**Direction**
Leave out the pictures and repeat exactly the lines between the one containing "Write a Python" and the one containing "import numpy as np", inclusive.

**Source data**
--------------------
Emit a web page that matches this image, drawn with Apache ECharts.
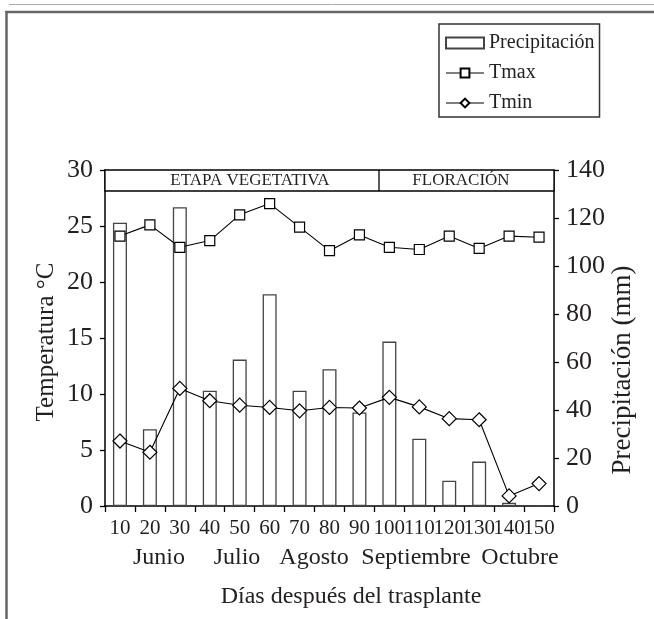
<!DOCTYPE html>
<html>
<head>
<meta charset="utf-8">
<script src="https://cdn.jsdelivr.net/npm/echarts@6/dist/echarts.min.js"></script>
<style>
html,body{margin:0;padding:0;background:#fff;}
#chart{width:654px;height:619px;}
</style>
</head>
<body>
<div id="chart"></div>
<script>
// ---- data ----
const days = ['10','20','30','40','50','60','70','80','90','100','110','120','130','140','150'];
const precipitacion = [118, 32, 124.5, 48, 61, 88.2, 48, 57, 39, 68.5, 28, 10.5, 18.5, 1.4, 0];
const tmax = [24.1, 25.1, 23.1, 23.7, 26.0, 27.0, 24.9, 22.8, 24.2, 23.1, 22.9, 24.1, 23.0, 24.1, 24.0];
const tmin = [5.8, 4.8, 10.5, 9.4, 9.0, 8.8, 8.5, 8.8, 8.75, 9.7, 8.85, 7.8, 7.7, 0.9, 2.0];
const meses = ['Junio', 'Julio', 'Agosto', 'Septiembre', 'Octubre'];
const etapas = ['ETAPA VEGETATIVA', 'FLORACIÓN'];

const FF = 'Liberation Serif';
const TC = '#231f20';
const chart = echarts.init(document.getElementById('chart'));

const mesX = [159, 237, 314, 416, 520];

const graphics = [
  {type:'line', shape:{x1:9, y1:4.5, x2:654, y2:4.5}, style:{stroke:'#aaa', lineWidth:1}},
  {type:'line', shape:{x1:5.5, y1:12, x2:654, y2:12}, style:{stroke:'#666', lineWidth:2.5}},
  {type:'line', shape:{x1:6.5, y1:11, x2:6.5, y2:619}, style:{stroke:'#666', lineWidth:2.5}},
  {type:'rect', z:100, shape:{x:105, y:170, width:449, height:21}, style:{fill:'#fff', stroke:'#000', lineWidth:1.3}},
  {type:'line', z:101, shape:{x1:379, y1:170, x2:379, y2:191}, style:{stroke:'#000', lineWidth:1.3}},
  {type:'text', z:102, x:250, y:181, style:{text:etapas[0], font:'17px "Liberation Serif"', fill:TC, textAlign:'center', textVerticalAlign:'middle'}},
  {type:'text', z:102, x:461, y:181, style:{text:etapas[1], font:'17px "Liberation Serif"', fill:TC, textAlign:'center', textVerticalAlign:'middle'}},
  {type:'text', x:351, y:597, style:{text:'Días después del trasplante', font:'24px "Liberation Serif"', fill:TC, textAlign:'center', textVerticalAlign:'middle'}},
  {type:'text', x:46, y:342, rotation:Math.PI/2, style:{text:'Temperatura °C', font:'25px "Liberation Serif"', fill:TC, textAlign:'center', textVerticalAlign:'middle'}},
  {type:'text', x:623, y:370, rotation:Math.PI/2, style:{text:'Precipitación (mm)', font:'27px "Liberation Serif"', fill:TC, textAlign:'center', textVerticalAlign:'middle'}}
];
meses.forEach((m, i) => {
  graphics.push({type:'text', x:mesX[i], y:558, style:{text:m, font:'24px "Liberation Serif"', fill:TC, textAlign:'center', textVerticalAlign:'middle'}});
});

const axisLine = {show:true, lineStyle:{color:'#000', width:1.5}};
const axisTick = {show:true, length:5, lineStyle:{color:'#000', width:1.3}};

chart.setOption({
  animation:false,
  textStyle:{fontFamily:FF},
  grid:{left:105, right:100, top:170, bottom:113},
  legend:{
    orient:'vertical', left:439, top:24,
    itemWidth:38, itemHeight:11, itemGap:10,
    padding:[9,5,4,6],
    backgroundColor:'#fff',
    borderColor:'#333', borderWidth:1.5,
    lineStyle:{width:1},
    textStyle:{fontSize:20, color:TC, fontFamily:FF},
    data:[{name:'Precipitación', icon:'rect'}, {name:'Tmax'}, {name:'Tmin'}]
  },
  xAxis:{
    type:'category', data:days,
    axisLine:axisLine,
    axisTick:{show:true, length:6, lineStyle:{color:'#000', width:1.3}},
    axisLabel:{interval:0, fontSize:21, color:TC, margin:12, fontFamily:FF}
  },
  yAxis:[
    {type:'value', min:0, max:30, interval:5, position:'left',
     axisLine:axisLine, axisTick:axisTick, splitLine:{show:false},
     axisLabel:{fontSize:26, color:TC, margin:12, padding:[7,0,0,0], fontFamily:FF}},
    {type:'value', min:0, max:140, interval:20, position:'right',
     axisLine:axisLine, axisTick:axisTick, splitLine:{show:false},
     axisLabel:{fontSize:26, color:TC, margin:12, padding:[7,0,0,0], fontFamily:FF}}
  ],
  series:[
    {name:'Precipitación', type:'bar', yAxisIndex:1, data:precipitacion, barWidth:14,
     itemStyle:{color:'#fff', borderColor:'#444', borderWidth:1.3}},
    {name:'Tmax', type:'line', yAxisIndex:0, data:tmax, symbol:'rect', symbolSize:10, z:5,
     lineStyle:{color:'#000', width:1.1}, itemStyle:{color:'#fff', borderColor:'#000', borderWidth:1.2}},
    {name:'Tmin', type:'line', yAxisIndex:0, data:tmin, symbol:'diamond', symbolSize:14, z:5,
     lineStyle:{color:'#000', width:1.1}, itemStyle:{color:'#fff', borderColor:'#000', borderWidth:1.2}}
  ],
  graphic:graphics
});
</script>
</body>
</html>
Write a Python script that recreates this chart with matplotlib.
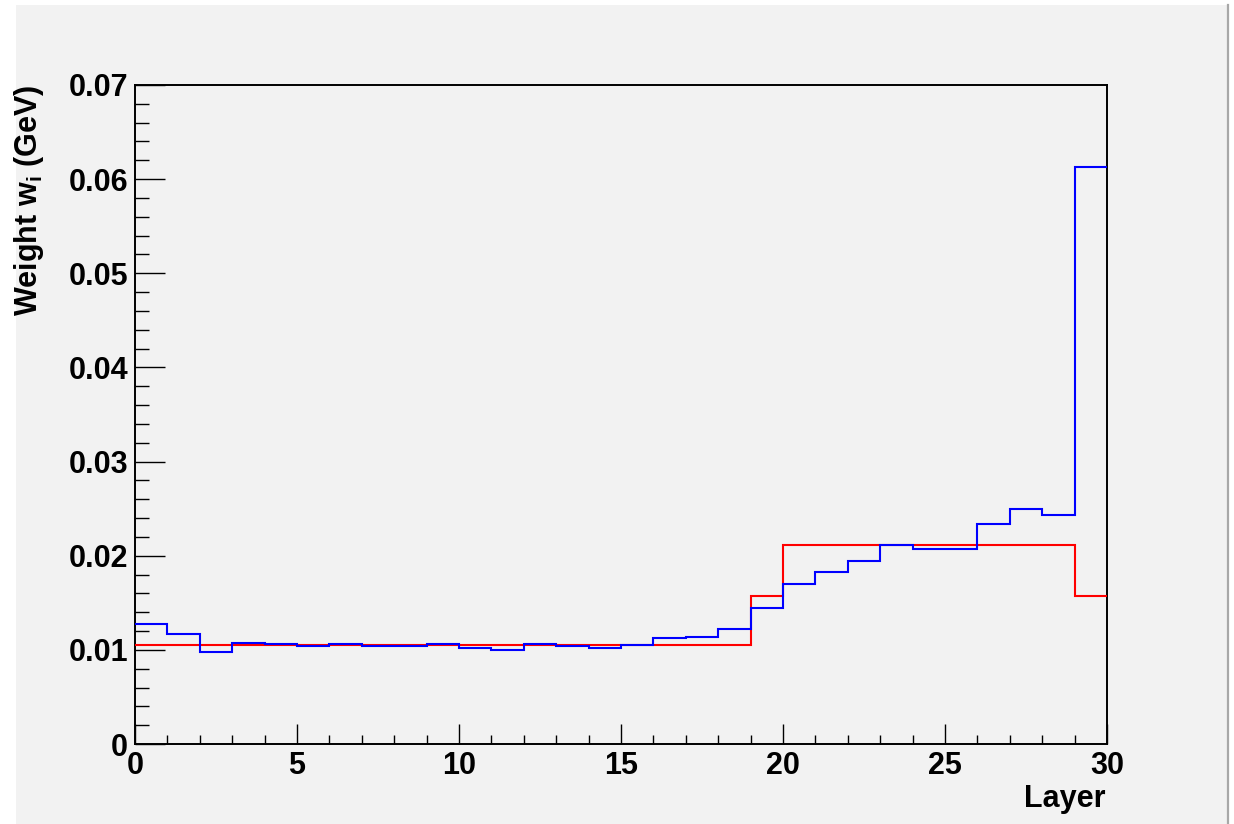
import matplotlib
matplotlib.use("Agg")
import matplotlib.pyplot as plt
from matplotlib.patches import Rectangle
from matplotlib.lines import Line2D
from matplotlib.ticker import MultipleLocator
import numpy as np

# ---- data ----
layer_edges = list(range(0, 31))
original_weights = [0.0105] * 19 + [0.0157] + [0.0211] * 9 + [0.0157]
optimised_weights = [0.01275, 0.0117, 0.0098, 0.0107, 0.0106, 0.0104, 0.0106, 0.0104,
                     0.0104, 0.0106, 0.0102, 0.0100, 0.0106, 0.0104, 0.0102, 0.0105,
                     0.0113, 0.0114, 0.0122, 0.0144, 0.0170, 0.0183, 0.0194, 0.0211,
                     0.0207, 0.0207, 0.0234, 0.0250, 0.0243, 0.0613]
x_ticks = [0, 5, 10, 15, 20, 25, 30]
y_ticks = [0, 0.01, 0.02, 0.03, 0.04, 0.05, 0.06, 0.07]
y_tick_labels = ["0", "0.01", "0.02", "0.03", "0.04", "0.05", "0.06", "0.07"]
legend_texts = ["Original weights", "Optimised weights"]

plt.rcParams['mathtext.fontset'] = 'custom'
plt.rcParams['mathtext.rm'] = 'Liberation Sans:bold'
plt.rcParams['mathtext.it'] = 'Liberation Sans:bold'
plt.rcParams['mathtext.bf'] = 'Liberation Sans:bold'

W, H = 1234, 824
fig = plt.figure(figsize=(W / 100, H / 100), dpi=100, facecolor='white')

# canvas background
fig.patches.append(Rectangle((16 / W, 0), (1227 - 16) / W, (H - 5) / H,
                             transform=fig.transFigure, facecolor='#f2f2f2',
                             edgecolor='none', zorder=-10))
fig.lines.append(Line2D([1227.5 / W, 1227.5 / W], [0, (H - 5) / H],
                        transform=fig.transFigure, color='#a8a8a8', lw=1.6, zorder=-5))

left, right, top, bottom = 135, 1107, 85, 744
ax = fig.add_axes([left / W, 1 - bottom / H, (right - left) / W, (bottom - top) / H])
ax.set_zorder(5)
ax.set_facecolor('#f2f2f2')

edges = np.array(layer_edges)
ax.stairs(original_weights, edges, color='#ff0000', lw=1.5, baseline=None, zorder=3)
ax.stairs(optimised_weights, edges, color='#0000ff', lw=1.5, baseline=None, zorder=4)

ax.set_xlim(0, 30)
ax.set_ylim(0, 0.07)

ax.set_xticks(x_ticks)
ax.set_xticklabels([str(t) for t in x_ticks])
ax.set_yticks(y_ticks)
ax.set_yticklabels(y_tick_labels)
ax.xaxis.set_minor_locator(MultipleLocator(1))
ax.yaxis.set_minor_locator(MultipleLocator(0.002))

FS = 22
tick_font = dict(family='Liberation Sans', weight='bold', size=FS)
for lab in ax.get_xticklabels() + ax.get_yticklabels():
    lab.set_fontfamily('Liberation Sans')
    lab.set_fontweight('bold')
    lab.set_fontsize(FS)

ax.tick_params(axis='x', which='major', direction='in', length=14.4, width=1.0,
               pad=5, top=False, colors='black')
ax.tick_params(axis='x', which='minor', direction='in', length=6.5, width=1.0, top=False)
ax.tick_params(axis='y', which='major', direction='in', length=21.6, width=1.0,
               pad=5, right=False)
ax.tick_params(axis='y', which='minor', direction='in', length=10.4, width=1.0, right=False)

for s in ax.spines.values():
    s.set_linewidth(1.4)
    s.set_color('black')

# axis titles
fig.text(1106 / W, 17 / H, "Layer", ha='right', va='baseline', **tick_font)
fig.text(29 / W, 1 - 85 / H, r"Weight w$_\mathrm{i}$ (GeV)", rotation=90,
         ha='center', va='top', **tick_font)

# legend texts
fig.text(237 / W, 1 - 238 / H, legend_texts[0], color='#ff0000',
         family='Liberation Serif', size=38, ha='left', va='baseline')
fig.text(237 / W, 1 - 312 / H, legend_texts[1], color='#0000ee',
         family='Liberation Serif', size=38, ha='left', va='baseline')

fig.savefig("out.png", dpi=100, facecolor='white')
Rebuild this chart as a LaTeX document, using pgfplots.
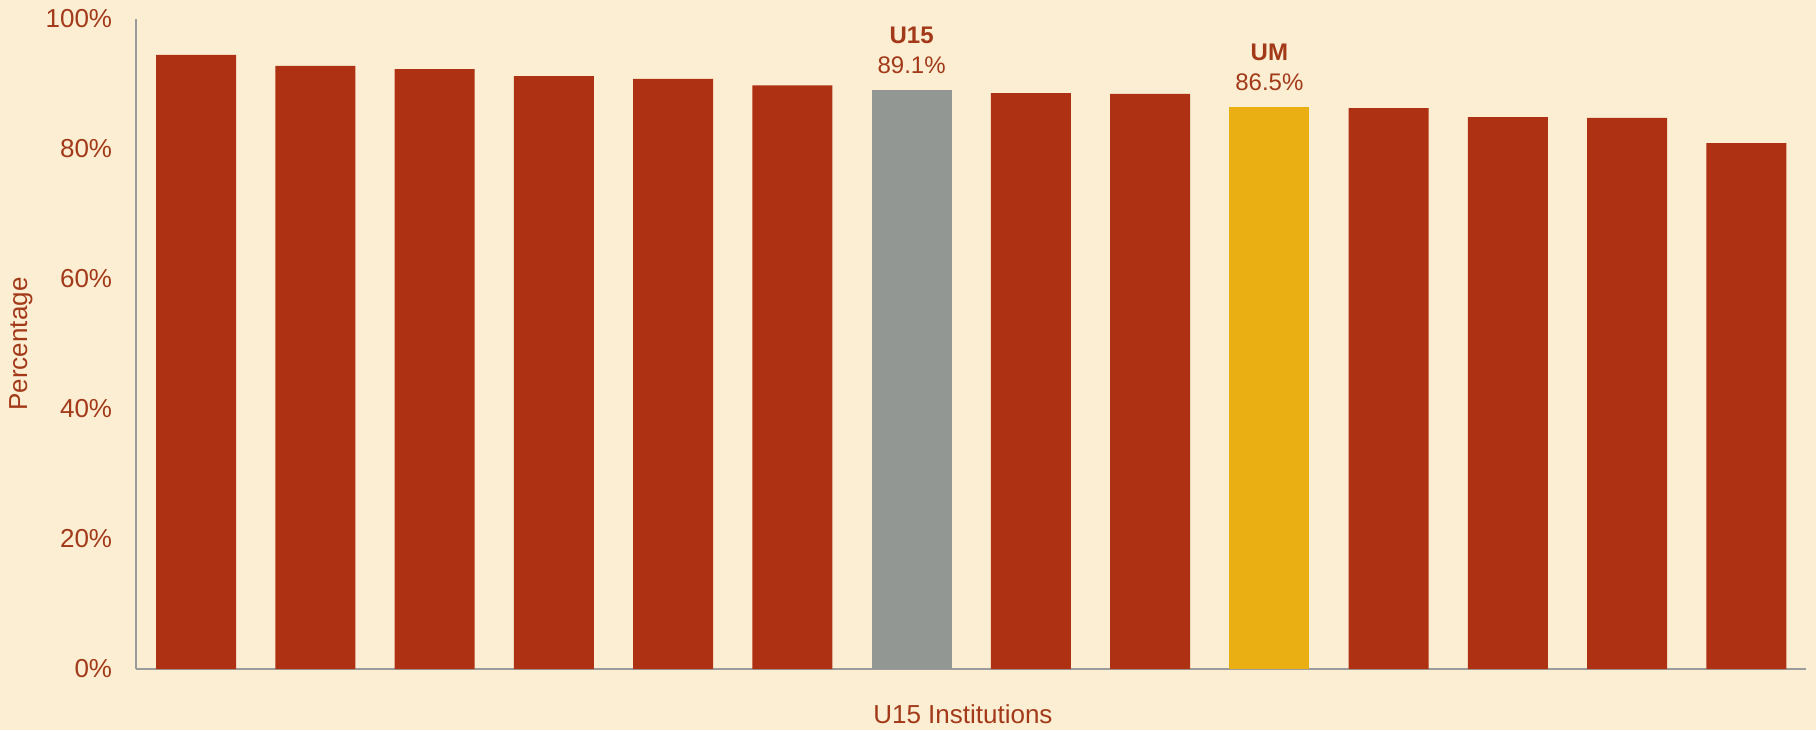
--------------------
**Exercise response**
Write a Python script that recreates this chart with matplotlib.
import matplotlib
matplotlib.use("Agg")
import matplotlib.pyplot as plt
from matplotlib.patches import Rectangle
from matplotlib.lines import Line2D
from matplotlib.ticker import MultipleLocator
import numpy as np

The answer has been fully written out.